= Dataset section =
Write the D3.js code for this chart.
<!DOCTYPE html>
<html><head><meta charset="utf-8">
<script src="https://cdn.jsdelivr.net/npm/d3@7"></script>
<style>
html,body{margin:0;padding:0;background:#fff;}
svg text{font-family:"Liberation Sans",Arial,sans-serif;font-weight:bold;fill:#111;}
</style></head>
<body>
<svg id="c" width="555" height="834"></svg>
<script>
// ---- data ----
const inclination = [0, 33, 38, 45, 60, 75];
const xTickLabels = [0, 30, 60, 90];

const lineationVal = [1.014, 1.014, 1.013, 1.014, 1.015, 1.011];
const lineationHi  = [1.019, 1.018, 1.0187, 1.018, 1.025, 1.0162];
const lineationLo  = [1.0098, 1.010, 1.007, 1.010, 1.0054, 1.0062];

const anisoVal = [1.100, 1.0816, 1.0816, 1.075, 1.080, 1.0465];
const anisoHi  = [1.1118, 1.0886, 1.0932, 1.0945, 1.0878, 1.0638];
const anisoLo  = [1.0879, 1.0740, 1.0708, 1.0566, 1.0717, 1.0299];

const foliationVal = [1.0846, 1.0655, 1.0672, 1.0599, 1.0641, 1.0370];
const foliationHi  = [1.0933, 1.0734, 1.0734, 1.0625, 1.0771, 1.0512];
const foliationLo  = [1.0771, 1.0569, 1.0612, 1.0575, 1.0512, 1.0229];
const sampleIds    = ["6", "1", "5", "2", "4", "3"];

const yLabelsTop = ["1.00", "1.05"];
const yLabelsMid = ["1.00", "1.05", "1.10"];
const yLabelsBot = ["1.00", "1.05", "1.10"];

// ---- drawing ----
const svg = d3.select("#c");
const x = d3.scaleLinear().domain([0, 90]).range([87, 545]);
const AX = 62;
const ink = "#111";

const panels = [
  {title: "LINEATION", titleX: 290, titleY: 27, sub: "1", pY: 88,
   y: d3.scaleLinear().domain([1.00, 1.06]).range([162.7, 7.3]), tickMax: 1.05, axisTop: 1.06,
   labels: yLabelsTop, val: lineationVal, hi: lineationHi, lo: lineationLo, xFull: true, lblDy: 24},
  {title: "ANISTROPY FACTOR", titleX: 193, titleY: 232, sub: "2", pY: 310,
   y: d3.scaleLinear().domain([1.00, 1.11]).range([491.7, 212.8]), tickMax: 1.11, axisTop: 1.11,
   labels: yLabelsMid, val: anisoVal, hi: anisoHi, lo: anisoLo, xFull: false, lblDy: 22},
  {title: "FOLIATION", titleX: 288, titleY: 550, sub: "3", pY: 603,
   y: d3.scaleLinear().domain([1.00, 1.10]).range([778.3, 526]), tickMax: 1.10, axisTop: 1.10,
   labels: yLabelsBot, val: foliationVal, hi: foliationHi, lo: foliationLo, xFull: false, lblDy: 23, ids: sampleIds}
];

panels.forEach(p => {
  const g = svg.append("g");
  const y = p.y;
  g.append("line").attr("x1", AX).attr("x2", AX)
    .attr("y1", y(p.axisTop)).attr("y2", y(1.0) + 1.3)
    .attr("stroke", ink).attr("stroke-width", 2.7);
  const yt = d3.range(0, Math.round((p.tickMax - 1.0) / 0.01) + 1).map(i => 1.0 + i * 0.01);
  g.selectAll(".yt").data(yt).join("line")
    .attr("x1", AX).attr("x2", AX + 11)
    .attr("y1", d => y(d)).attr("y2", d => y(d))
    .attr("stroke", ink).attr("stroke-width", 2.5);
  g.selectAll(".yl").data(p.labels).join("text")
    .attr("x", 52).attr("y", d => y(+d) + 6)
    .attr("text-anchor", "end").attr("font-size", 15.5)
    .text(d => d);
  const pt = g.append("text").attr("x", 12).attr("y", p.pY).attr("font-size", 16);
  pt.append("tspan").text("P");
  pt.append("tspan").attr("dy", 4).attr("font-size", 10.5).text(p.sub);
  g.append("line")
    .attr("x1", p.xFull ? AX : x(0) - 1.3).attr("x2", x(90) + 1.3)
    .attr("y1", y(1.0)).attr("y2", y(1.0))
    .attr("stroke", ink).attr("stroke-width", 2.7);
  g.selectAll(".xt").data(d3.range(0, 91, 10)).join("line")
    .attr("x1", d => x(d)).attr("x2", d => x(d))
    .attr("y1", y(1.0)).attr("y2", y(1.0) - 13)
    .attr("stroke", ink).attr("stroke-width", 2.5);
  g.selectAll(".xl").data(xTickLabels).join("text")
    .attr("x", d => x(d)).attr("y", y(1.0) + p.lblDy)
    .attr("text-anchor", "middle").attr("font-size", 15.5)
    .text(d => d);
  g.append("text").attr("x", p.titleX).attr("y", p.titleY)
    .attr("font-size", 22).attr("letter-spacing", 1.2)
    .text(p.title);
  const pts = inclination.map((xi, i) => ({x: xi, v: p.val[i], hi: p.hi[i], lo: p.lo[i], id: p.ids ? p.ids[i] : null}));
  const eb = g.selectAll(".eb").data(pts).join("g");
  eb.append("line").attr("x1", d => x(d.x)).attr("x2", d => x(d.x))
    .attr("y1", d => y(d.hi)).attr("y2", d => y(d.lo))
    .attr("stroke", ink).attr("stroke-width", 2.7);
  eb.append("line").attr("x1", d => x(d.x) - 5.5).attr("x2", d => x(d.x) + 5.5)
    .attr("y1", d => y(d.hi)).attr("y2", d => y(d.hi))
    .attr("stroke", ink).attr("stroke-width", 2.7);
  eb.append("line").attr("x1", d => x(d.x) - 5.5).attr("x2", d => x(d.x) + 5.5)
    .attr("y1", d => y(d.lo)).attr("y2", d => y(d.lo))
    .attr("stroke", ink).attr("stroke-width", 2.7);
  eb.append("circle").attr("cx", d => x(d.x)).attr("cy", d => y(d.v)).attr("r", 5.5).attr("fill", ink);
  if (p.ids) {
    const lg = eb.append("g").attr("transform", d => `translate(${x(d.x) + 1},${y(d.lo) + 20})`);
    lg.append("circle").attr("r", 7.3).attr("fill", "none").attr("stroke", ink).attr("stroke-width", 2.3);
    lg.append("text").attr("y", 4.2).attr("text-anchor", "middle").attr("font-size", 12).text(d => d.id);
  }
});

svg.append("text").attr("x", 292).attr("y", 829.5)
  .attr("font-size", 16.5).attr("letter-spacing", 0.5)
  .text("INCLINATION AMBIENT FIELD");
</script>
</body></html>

= Given instruction =
Output all of the data again. Match it exactly.

= Task output =
Write the D3.js code for this chart.
<!DOCTYPE html>
<html><head><meta charset="utf-8">
<script src="https://cdn.jsdelivr.net/npm/d3@7"></script>
<style>
html,body{margin:0;padding:0;background:#fff;}
svg text{font-family:"Liberation Sans",Arial,sans-serif;font-weight:bold;fill:#111;}
</style></head>
<body>
<svg id="c" width="555" height="834"></svg>
<script>
// ---- data ----
const inclination = [0, 33, 38, 45, 60, 75];
const xTickLabels = [0, 30, 60, 90];

const lineationVal = [1.014, 1.014, 1.013, 1.014, 1.015, 1.011];
const lineationHi  = [1.019, 1.018, 1.0187, 1.018, 1.025, 1.0162];
const lineationLo  = [1.0098, 1.010, 1.007, 1.010, 1.0054, 1.0062];

const anisoVal = [1.100, 1.0816, 1.0816, 1.075, 1.080, 1.0465];
const anisoHi  = [1.1118, 1.0886, 1.0932, 1.0945, 1.0878, 1.0638];
const anisoLo  = [1.0879, 1.0740, 1.0708, 1.0566, 1.0717, 1.0299];

const foliationVal = [1.0846, 1.0655, 1.0672, 1.0599, 1.0641, 1.0370];
const foliationHi  = [1.0933, 1.0734, 1.0734, 1.0625, 1.0771, 1.0512];
const foliationLo  = [1.0771, 1.0569, 1.0612, 1.0575, 1.0512, 1.0229];
const sampleIds    = ["6", "1", "5", "2", "4", "3"];

const yLabelsTop = ["1.00", "1.05"];
const yLabelsMid = ["1.00", "1.05", "1.10"];
const yLabelsBot = ["1.00", "1.05", "1.10"];

// ---- drawing ----
const svg = d3.select("#c");
const x = d3.scaleLinear().domain([0, 90]).range([87, 545]);
const AX = 62;
const ink = "#111";

const panels = [
  {title: "LINEATION", titleX: 290, titleY: 27, sub: "1", pY: 88,
   y: d3.scaleLinear().domain([1.00, 1.06]).range([162.7, 7.3]), tickMax: 1.05, axisTop: 1.06,
   labels: yLabelsTop, val: lineationVal, hi: lineationHi, lo: lineationLo, xFull: true, lblDy: 24},
  {title: "ANISTROPY FACTOR", titleX: 193, titleY: 232, sub: "2", pY: 310,
   y: d3.scaleLinear().domain([1.00, 1.11]).range([491.7, 212.8]), tickMax: 1.11, axisTop: 1.11,
   labels: yLabelsMid, val: anisoVal, hi: anisoHi, lo: anisoLo, xFull: false, lblDy: 22},
  {title: "FOLIATION", titleX: 288, titleY: 550, sub: "3", pY: 603,
   y: d3.scaleLinear().domain([1.00, 1.10]).range([778.3, 526]), tickMax: 1.10, axisTop: 1.10,
   labels: yLabelsBot, val: foliationVal, hi: foliationHi, lo: foliationLo, xFull: false, lblDy: 23, ids: sampleIds}
];

panels.forEach(p => {
  const g = svg.append("g");
  const y = p.y;
  g.append("line").attr("x1", AX).attr("x2", AX)
    .attr("y1", y(p.axisTop)).attr("y2", y(1.0) + 1.3)
    .attr("stroke", ink).attr("stroke-width", 2.7);
  const yt = d3.range(0, Math.round((p.tickMax - 1.0) / 0.01) + 1).map(i => 1.0 + i * 0.01);
  g.selectAll(".yt").data(yt).join("line")
    .attr("x1", AX).attr("x2", AX + 11)
    .attr("y1", d => y(d)).attr("y2", d => y(d))
    .attr("stroke", ink).attr("stroke-width", 2.5);
  g.selectAll(".yl").data(p.labels).join("text")
    .attr("x", 52).attr("y", d => y(+d) + 6)
    .attr("text-anchor", "end").attr("font-size", 15.5)
    .text(d => d);
  const pt = g.append("text").attr("x", 12).attr("y", p.pY).attr("font-size", 16);
  pt.append("tspan").text("P");
  pt.append("tspan").attr("dy", 4).attr("font-size", 10.5).text(p.sub);
  g.append("line")
    .attr("x1", p.xFull ? AX : x(0) - 1.3).attr("x2", x(90) + 1.3)
    .attr("y1", y(1.0)).attr("y2", y(1.0))
    .attr("stroke", ink).attr("stroke-width", 2.7);
  g.selectAll(".xt").data(d3.range(0, 91, 10)).join("line")
    .attr("x1", d => x(d)).attr("x2", d => x(d))
    .attr("y1", y(1.0)).attr("y2", y(1.0) - 13)
    .attr("stroke", ink).attr("stroke-width", 2.5);
  g.selectAll(".xl").data(xTickLabels).join("text")
    .attr("x", d => x(d)).attr("y", y(1.0) + p.lblDy)
    .attr("text-anchor", "middle").attr("font-size", 15.5)
    .text(d => d);
  g.append("text").attr("x", p.titleX).attr("y", p.titleY)
    .attr("font-size", 22).attr("letter-spacing", 1.2)
    .text(p.title);
  const pts = inclination.map((xi, i) => ({x: xi, v: p.val[i], hi: p.hi[i], lo: p.lo[i], id: p.ids ? p.ids[i] : null}));
  const eb = g.selectAll(".eb").data(pts).join("g");
  eb.append("line").attr("x1", d => x(d.x)).attr("x2", d => x(d.x))
    .attr("y1", d => y(d.hi)).attr("y2", d => y(d.lo))
    .attr("stroke", ink).attr("stroke-width", 2.7);
  eb.append("line").attr("x1", d => x(d.x) - 5.5).attr("x2", d => x(d.x) + 5.5)
    .attr("y1", d => y(d.hi)).attr("y2", d => y(d.hi))
    .attr("stroke", ink).attr("stroke-width", 2.7);
  eb.append("line").attr("x1", d => x(d.x) - 5.5).attr("x2", d => x(d.x) + 5.5)
    .attr("y1", d => y(d.lo)).attr("y2", d => y(d.lo))
    .attr("stroke", ink).attr("stroke-width", 2.7);
  eb.append("circle").attr("cx", d => x(d.x)).attr("cy", d => y(d.v)).attr("r", 5.5).attr("fill", ink);
  if (p.ids) {
    const lg = eb.append("g").attr("transform", d => `translate(${x(d.x) + 1},${y(d.lo) + 20})`);
    lg.append("circle").attr("r", 7.3).attr("fill", "none").attr("stroke", ink).attr("stroke-width", 2.3);
    lg.append("text").attr("y", 4.2).attr("text-anchor", "middle").attr("font-size", 12).text(d => d.id);
  }
});

svg.append("text").attr("x", 292).attr("y", 829.5)
  .attr("font-size", 16.5).attr("letter-spacing", 0.5)
  .text("INCLINATION AMBIENT FIELD");
</script>
</body></html>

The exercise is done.